Tchan watched the picks and shovels at work, while the sexton leaned over from time to time, presumably to tell the workers when to stop piling the earth at the side of the grave and start putting it on the tarpaulin. They'd decided to sift the earth that might contain, among the dead man's bones and what remained of his clothes, the lost mike.
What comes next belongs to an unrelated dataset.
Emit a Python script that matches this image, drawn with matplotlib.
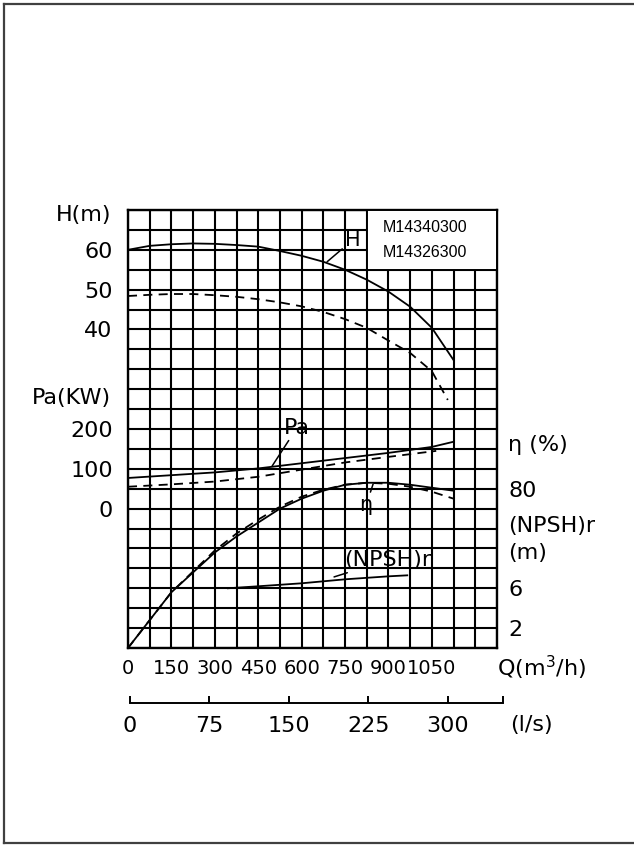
import numpy as np
import matplotlib
matplotlib.use("Agg")
import matplotlib.pyplot as plt
from matplotlib.patches import Rectangle
from matplotlib.lines import Line2D

# ---- data ----------------------------------------------------------------
Q_H1 = [0, 75, 150, 225, 300, 375, 450, 525, 600, 675, 750, 825, 900, 975, 1050, 1125]
H_1  = [60.0, 61.0, 61.4, 61.6, 61.5, 61.2, 60.8, 59.7, 58.5, 57.0, 55.0, 52.5, 49.5, 45.7, 40.4, 32.3]
Q_H2 = [0, 75, 150, 225, 300, 375, 450, 525, 600, 675, 750, 825, 900, 975, 1050, 1105]
H_2  = [48.4, 48.7, 48.9, 48.9, 48.6, 48.2, 47.6, 46.8, 45.8, 44.4, 42.6, 40.4, 37.2, 34.1, 29.5, 22.3]

Q_Pa1 = [0, 150, 300, 450, 600, 750, 900, 1050, 1125]
Pa_1  = [77, 84, 91, 101, 114, 127, 140, 155, 168]
Q_Pa2 = [0, 150, 300, 450, 600, 750, 900, 1065]
Pa_2  = [55, 61, 68, 80, 98, 116, 130, 145]

Q_eta = [0, 75, 150, 225, 300, 375, 450, 525, 600, 675, 750, 825, 900, 975, 1050, 1125]
eta_1 = [0, 14, 28, 38, 48, 56, 63, 70, 75, 79, 82, 83, 83, 82, 80.5, 79]
eta_2 = [0, 14, 28, 38.5, 49, 57.5, 64.5, 71, 76, 79.5, 82, 83, 82.5, 81, 78.5, 75]

Q_N  = [345, 450, 600, 750, 900, 965]
NPSH = [6.0, 6.2, 6.5, 6.9, 7.2, 7.3]

Q_ticks   = [0, 150, 300, 450, 600, 750, 900, 1050]
ls_ticks  = [0, 75, 150, 225, 300]
models    = ["M14340300", "M14326300"]

FS = 16
W, Hpx = 634, 846
plt.rcParams["font.family"] = "DejaVu Sans"
fig = plt.figure(figsize=(W / 100, Hpx / 100), dpi=100)

# outer scan frame (left, top, bottom)
for xs, ys in [([4, 4], [4, 843]), ([4, 634], [4, 4]), ([4, 634], [843, 843])]:
    fig.add_artist(Line2D([x / W for x in xs], [1 - y / Hpx for y in ys],
                          color="0.25", lw=1.6))

# main grid axes, H scale on the left
ax = fig.add_axes([128 / W, 1 - 648 / Hpx, 369 / W, 438 / Hpx])
ax.set_xlim(0, 1275)
ax.set_ylim(-40, 70)
ax.set_xticks(Q_ticks, [str(q) for q in Q_ticks])
ax.set_xticks(np.arange(0, 1276, 75), minor=True)
ax.set_yticks([40, 50, 60])
ax.set_yticks(np.arange(-40, 71, 5), minor=True)
ax.grid(which="both", color="black", lw=1.5)
ax.tick_params(which="both", length=0)
ax.tick_params(axis="x", labelsize=14, pad=8)
ax.tick_params(axis="y", labelsize=FS, pad=11)
for s in ax.spines.values():
    s.set_linewidth(1.7)

ax.plot(Q_H1, H_1, color="black", lw=1.3, zorder=4)
ax.plot(Q_H2, H_2, color="black", lw=1.3, ls=(0, (5, 3.5)), zorder=4)

# legend box in the top-right cells
ax.add_patch(Rectangle((825, 55), 450, 15, facecolor="white", edgecolor="black",
                       lw=1.4, zorder=5))
for yy, m in zip([0.961, 0.904], models):
    ax.text(0.691, yy, m, transform=ax.transAxes, fontsize=11.5,
            family="Liberation Sans", va="center", ha="left", zorder=6)

ax.annotate("H", xy=(688, 57.0), xytext=(750, 60.0), fontsize=15, zorder=6,
            ha="left", va="bottom",
            arrowprops=dict(arrowstyle="-", color="black", lw=1.1,
                            shrinkA=0, shrinkB=0))
ax.text(-0.045, 0.988, "H(m)", transform=ax.transAxes, fontsize=FS,
        ha="right", va="center")
ax.text(-0.045, 0.571, "Pa(KW)", transform=ax.transAxes, fontsize=FS,
        ha="right", va="center")

# power scale (left)
axPa = ax.twinx()
axPa.set_ylim(-350, 750)
axPa.yaxis.tick_left()
axPa.set_yticks([0, 100, 200])
axPa.tick_params(length=0, labelsize=FS, pad=11)
for s in axPa.spines.values():
    s.set_visible(False)
axPa.plot(Q_Pa1, Pa_1, color="black", lw=1.3)
axPa.plot(Q_Pa2, Pa_2, color="black", lw=1.3, ls=(0, (5, 3.5)))
axPa.annotate("Pa", xy=(498, 107), xytext=(539, 178), fontsize=FS,
              ha="left", va="bottom",
              arrowprops=dict(arrowstyle="-", color="black", lw=1.1,
                              shrinkA=0, shrinkB=0))

# efficiency scale (right)
axE = ax.twinx()
axE.set_ylim(0, 220)
axE.set_yticks([80])
axE.tick_params(length=0, labelsize=FS, pad=8)
for s in axE.spines.values():
    s.set_visible(False)
axE.plot(Q_eta, eta_1, color="black", lw=1.3)
axE.plot(Q_eta, eta_2, color="black", lw=1.3, ls=(0, (5, 3.5)))
axE.annotate("η", xy=(847, 82.4), xytext=(823, 76.9), fontsize=15,
             ha="center", va="top",
             arrowprops=dict(arrowstyle="-", color="black", lw=1.1,
                             shrinkA=0, shrinkB=0))

# NPSH scale (right)
axN = ax.twinx()
axN.set_ylim(0, 44)
axN.set_yticks([2, 6])
axN.tick_params(length=0, labelsize=FS, pad=8)
for s in axN.spines.values():
    s.set_visible(False)
axN.plot(Q_N, NPSH, color="black", lw=1.3)
axN.annotate("(NPSH)r", xy=(712, 7.14), xytext=(747, 7.84), fontsize=FS,
             ha="left", va="bottom",
             arrowprops=dict(arrowstyle="-", color="black", lw=1.1,
                             shrinkA=0, shrinkB=0))

ax.text(1.03, 0.4635, "η (%)", transform=ax.transAxes, fontsize=FS,
        ha="left", va="center")
ax.text(1.03, 0.278, "(NPSH)r", transform=ax.transAxes, fontsize=FS,
        ha="left", va="center")
ax.text(1.03, 0.218, "(m)", transform=ax.transAxes, fontsize=FS,
        ha="left", va="center")
ax.text(1.0, -0.0457, r"Q(m$^3$/h)", transform=ax.transAxes, fontsize=FS,
        ha="left", va="center")

# second flow scale in l/s
axL = fig.add_axes([130 / W, 1 - 703 / Hpx, 373 / W, 0.0001])
axL.set_xlim(0, 352)
axL.set_xticks(ls_ticks + [352], [str(v) for v in ls_ticks] + [""])
axL.set_yticks([])
for k in ["top", "left", "right"]:
    axL.spines[k].set_visible(False)
axL.spines["bottom"].set_linewidth(1.4)
axL.tick_params(direction="in", length=5, width=1.4, pad=9, labelsize=FS)
fig.text(510 / W, 1 - 725 / Hpx, "(l/s)", fontsize=FS, ha="left", va="center")

fig.savefig("out.png", dpi=100, facecolor="white")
Tchan was so obsessed his head was splitting, though he had high hopes of getting his hands on the precious device. He'd show the
Zhongnanhai
what he was made of! Maybe Mao himself would come to hear about it. Tchan looked up from time to time: he hoped it wasn't going to rain! Spadefuls of earth were starting to fall on the tarpaulin. Any one of them might hold the treasure. The sexton couldn't remember Van Mey's funeral now, but he did tell them that when someone died instantly in an accident and didn't go into hospital (the bulldozer had practically cut Van Mey in two), they were usually buried in the clothes they were wearing at the time.

“Careful,” someone called. “You've reached the skeleton.”

The heap of earth on the tarpaulin went on growing. They were going to sift as much soil as possible to be on the safe side. Heaven knows how long this would have gone on if Tchan hadn't suddenly called a halt.

“That'll do,” he said. “No point in digging up the whole cemetery.”

The first drops of rain began to fall, and they hurried to remove the tarpaulin before it got any heavier. As it was it took six of them to lift it on to the lorry.

“Lucky we got away before the storm!” said Tchan as the lorries drew away.

It was raining hard by the time they got back to headquarters. There were lights in the windows of the lab, and the lab assistants were waiting in silence, wearing sinister long rubber gloves. Again it took six men to carry the load upstairs. Then they set about crumbling up the soil.

Tchan stood watching with folded arms. Bits of skeleton and stone were put on one side to be looked at again later if nothing was found in the earth. The skull seemed to be grinding its teeth at them. “Gnash away as much as you like,” Tchan muttered. “You won't stop me finding your Yoke!”

Every so often a chill ran down his spine, either with unnamed apprehension or because it had been so cold and damp in the cemetery.

It wasn't yet midnight when one of the lab assistants came on a button belonging to the anorak. That lifted their spirits. Twenty minutes later they found the mike itself. Only then did they notice that they and everything around them, including the floor and the tables, were covered with mud.